Yo pronto voy hacer uno similar pero con algunas mejoras, que sea programable y de otro diseño.

No vayan a quitar este tema, por que está bien que les pase este invento, ademas de que jamas se les ocurriria hacer esta máquina.


----------



## DOSMETROS (Jul 4, 2011)

Para hacer panqueques me pareció más práctico un Wife , pero al final veo que tendría menores inconvenientes con Lego , Pic y 555.

Además que Wife no es reprogramable


----------



## lubeck (Jul 4, 2011)

> por que está bien que les pase este invento, ademas de que jamas se les ocurriria hacer esta máquina



Mmm. pues yo no la encuentro interesante... no voy a McDonals por hacer sus pseudo-hamburguesas prefabricadas, por ahi he visto unas impresoras con lego que estan lindas... o un tambien estaria interesante un cuadricoptero con lego, o que se yo...   es mas hasta una adornadora automatica de pasteles con lego...

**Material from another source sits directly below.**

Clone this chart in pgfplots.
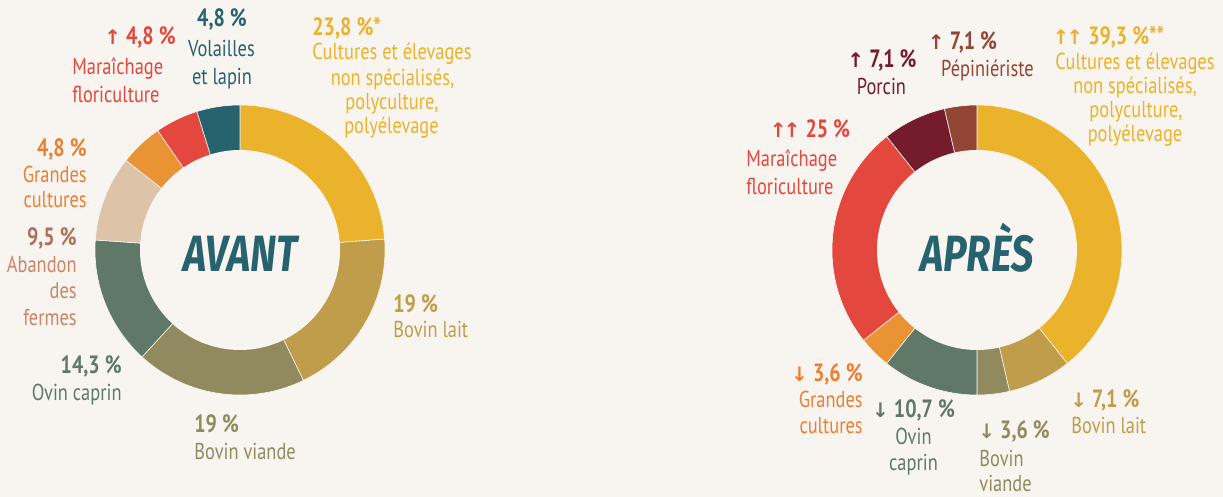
\documentclass[border=0pt]{standalone}
\usepackage{pgfplots}
\pgfplotsset{compat=1.18}
\usepackage{fontspec}
\setmainfont{PT Sans}[FakeStretch=0.8]
\newfontfamily\titlefont{Fira Sans}[FakeStretch=0.78]
\newfontfamily\arr{DejaVu Sans}
\definecolor{bg}{HTML}{F8F5F0}
\definecolor{cyel}{HTML}{EBB22B}
\definecolor{clait}{HTML}{C09D4B}
\definecolor{cviande}{HTML}{928A5F}
\definecolor{covin}{HTML}{5F7868}
\definecolor{caband}{HTML}{DDC3A8}
\definecolor{cabandt}{HTML}{CC8468}
\definecolor{cgc}{HTML}{E99335}
\definecolor{cgct}{HTML}{EE7E33}
\definecolor{cmar}{HTML}{E4473D}
\definecolor{cvol}{HTML}{27626F}
\definecolor{cporc}{HTML}{741B2C}
\definecolor{cpepi}{HTML}{924535}
\tikzset{
  lab/.style={font=\fontsize{11.5}{13}\selectfont, inner sep=0pt},
  pct/.style={font=\fontsize{12.5}{14}\selectfont\bfseries, inner sep=0pt}}
% segment: cx, cy, start %, end %, colour
\newcommand\seg[5]{%
  \addplot[fill=#5, draw=bg, line width=0.3pt, domain=#3:#4, samples=80, variable=\t]
    ({#1+145*sin(3.6*\t)},{#2-145*cos(3.6*\t)}) -- (axis cs:#1,#2) -- cycle;}
\newcommand\hole[2]{%
  \addplot[fill=bg, draw=none, domain=0:360, samples=180, variable=\t]
    ({#1+100*sin(\t)},{#2-100*cos(\t)}) -- cycle;}
\newcommand\up{{\arr\fontsize{10}{12}\selectfont ↑}}
\newcommand\upup{{\arr\fontsize{10}{12}\selectfont ↑\kern-1.5pt↑}}
\newcommand\dn{{\arr\fontsize{10}{12}\selectfont ↓}}
\begin{document}
\begin{tikzpicture}
\fill[bg] (0,0) rectangle (611.5pt,248.5pt);
\begin{axis}[width=611.5pt, height=248.5pt, scale only axis,
  xmin=0, xmax=1223, ymin=0, ymax=497, y dir=reverse, hide axis, clip=false]
% AVANT: 23.8, 19, 19, 14.3, 9.5, 4.8, 4.8, 4.8
\seg{240}{250}{0}{23.8}{cyel}
\seg{240}{250}{23.8}{42.8}{clait}
\seg{240}{250}{42.8}{61.8}{cviande}
\seg{240}{250}{61.8}{76.1}{covin}
\seg{240}{250}{76.1}{85.6}{caband}
\seg{240}{250}{85.6}{90.4}{cgc}
\seg{240}{250}{90.4}{95.2}{cmar}
\seg{240}{250}{95.2}{100}{cvol}
\hole{240}{250}
% APRES: 39.3, 7.1, 3.6, 10.7, 3.6, 25, 7.1, 3.6
\seg{977}{250}{0}{39.3}{cyel}
\seg{977}{250}{39.3}{46.4}{clait}
\seg{977}{250}{46.4}{50}{cviande}
\seg{977}{250}{50}{60.7}{covin}
\seg{977}{250}{60.7}{64.3}{cgc}
\seg{977}{250}{64.3}{89.3}{cmar}
\seg{977}{250}{89.3}{96.4}{cporc}
\seg{977}{250}{96.4}{100}{cpepi}
\hole{977}{250}
% centre titles
\node[anchor=base, inner sep=0pt, text=cvol, font=\titlefont\fontsize{25.5}{28}\selectfont\bfseries\itshape] at (axis cs:240.5,272) {AVANT};
\node[anchor=base, inner sep=0pt, text=cvol, font=\titlefont\fontsize{25.5}{28}\selectfont\bfseries\itshape] at (axis cs:977,272) {APRÈS};
% left labels
\node[pct, anchor=base, text=cvol] at (axis cs:222,27) {4,8 \%};
\node[lab, anchor=base, text=cvol] at (axis cs:221.5,57) {Volailles};
\node[lab, anchor=base, text=cvol] at (axis cs:222,85) {et lapin};
\node[pct, anchor=base, text=cmar] at (axis cs:140,45) {\up\ 4,8 \%};
\node[lab, anchor=base west, text=cmar] at (axis cs:72,75) {Maraîchage};
\node[lab, anchor=base west, text=cmar] at (axis cs:72,103) {floriculture};
\node[pct, anchor=base west, text=cyel] at (axis cs:312,36) {23,8 \%*};
\node[lab, anchor=base, text=cyel] at (axis cs:392,60) {Cultures et élevages};
\node[lab, anchor=base, text=cyel] at (axis cs:392.5,86) {non spécialisés,};
\node[lab, anchor=base, text=cyel] at (axis cs:392,110) {polyculture,};
\node[lab, anchor=base, text=cyel] at (axis cs:391.5,134) {polyélevage};
\node[pct, anchor=base east, text=cgct] at (axis cs:87,157) {4,8 \%};
\node[lab, anchor=base east, text=cgct] at (axis cs:87,183) {Grandes};
\node[lab, anchor=base east, text=cgct] at (axis cs:87,208) {cultures};
\node[pct, anchor=base east, text=cabandt!85!black] at (axis cs:77,246) {9,5 \%};
\node[lab, anchor=base east, text=cabandt] at (axis cs:77,273) {Abandon};
\node[lab, anchor=base east, text=cabandt] at (axis cs:77,299) {des};
\node[lab, anchor=base east, text=cabandt] at (axis cs:77,326) {fermes};
\node[pct, anchor=base east, text=covin] at (axis cs:122,374) {14,3 \%};
\node[lab, anchor=base east, text=covin] at (axis cs:122,401) {Ovin caprin};
\node[pct, anchor=base west, text=cviande] at (axis cs:194,433) {19 \%};
\node[lab, anchor=base west, text=cviande] at (axis cs:194,460) {Bovin viande};
\node[pct, anchor=base west, text=clait] at (axis cs:393,313) {19 \%};
\node[lab, anchor=base west, text=clait] at (axis cs:393,338) {Bovin lait};
% right labels
\node[pct, anchor=base, text=cyel] at (axis cs:1108.5,45) {\upup\ 39,3 \%**};
\node[lab, anchor=base, text=cyel] at (axis cs:1135,70) {Cultures et élevages};
\node[lab, anchor=base, text=cyel] at (axis cs:1135,94) {non spécialisés,};
\node[lab, anchor=base, text=cyel] at (axis cs:1136,118) {polyculture,};
\node[lab, anchor=base, text=cyel] at (axis cs:1135,142) {polyélevage};
\node[pct, anchor=base, text=cpepi] at (axis cs:962.5,50) {\up\ 7,1 \%};
\node[lab, anchor=base, text=cpepi] at (axis cs:987.5,77) {Pépiniériste};
\node[pct, anchor=base, text=cporc] at (axis cs:882,68) {\up\ 7,1 \%};
\node[lab, anchor=base, text=cporc] at (axis cs:881.5,95) {Porcin};
\node[pct, anchor=base, text=cmar] at (axis cs:810,138) {\upup\ 25 \%};
\node[lab, anchor=base west, text=cmar] at (axis cs:746,167) {Maraîchage};
\node[lab, anchor=base west, text=cmar] at (axis cs:746,195) {floriculture};
\node[pct, anchor=base east, text=cgct] at (axis cs:863,382) {\dn\ 3,6 \%};
\node[lab, anchor=base east, text=cgct] at (axis cs:863,408) {Grandes};
\node[lab, anchor=base east, text=cgct] at (axis cs:863,434) {cultures};
\node[pct, anchor=base, text=covin] at (axis cs:913.5,418) {\dn\ 10,7 \%};
\node[lab, anchor=base, text=covin] at (axis cs:913.5,445) {Ovin};
\node[lab, anchor=base, text=covin] at (axis cs:913.5,471) {caprin};
\node[pct, anchor=base west, text=cviande] at (axis cs:978,439) {\dn\ 3,6 \%};
\node[lab, anchor=base west, text=cviande] at (axis cs:979,467) {Bovin};
\node[lab, anchor=base west, text=cviande] at (axis cs:979,492) {viande};
\node[pct, anchor=base west, text=clait] at (axis cs:1070,408) {\dn\ 7,1 \%};
\node[lab, anchor=base west, text=clait] at (axis cs:1071,434) {Bovin lait};
\end{axis}
\end{tikzpicture}
\end{document}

bue.. es mi opinion... Suerte!


----------



## SERGIOD (Jul 4, 2011)

lubeck dijo:


> Mmm. pues yo no la encuentro interesante... no voy a McDonals por hacer sus pseudo-hamburguesas prefabricadas, por ahi he visto unas impresoras con lego que estan lindas... o un tambien estaria interesante un cuadricoptero con lego, o que se yo...   es mas hasta una adornadora automatica de pasteles con lego...
> 
> bue.. es mi opinion... Suerte!



Prefiero que los panques lo hague una hermosa muñeca


----------



## MaMu (Jul 6, 2011)

Perdon, no pude evitar la risa. No lo veo como un invento, sino como un desarrollo didactico y educativo. Acaso, esta podria ser mi portatil?


----------



## dannyy (Jul 18, 2011)

oye sergio
estas ai?

porfavor responde

quiero una consulta

sabes sobre las eprom?

SERGIOD  no sabes quien me puede ayudar


----------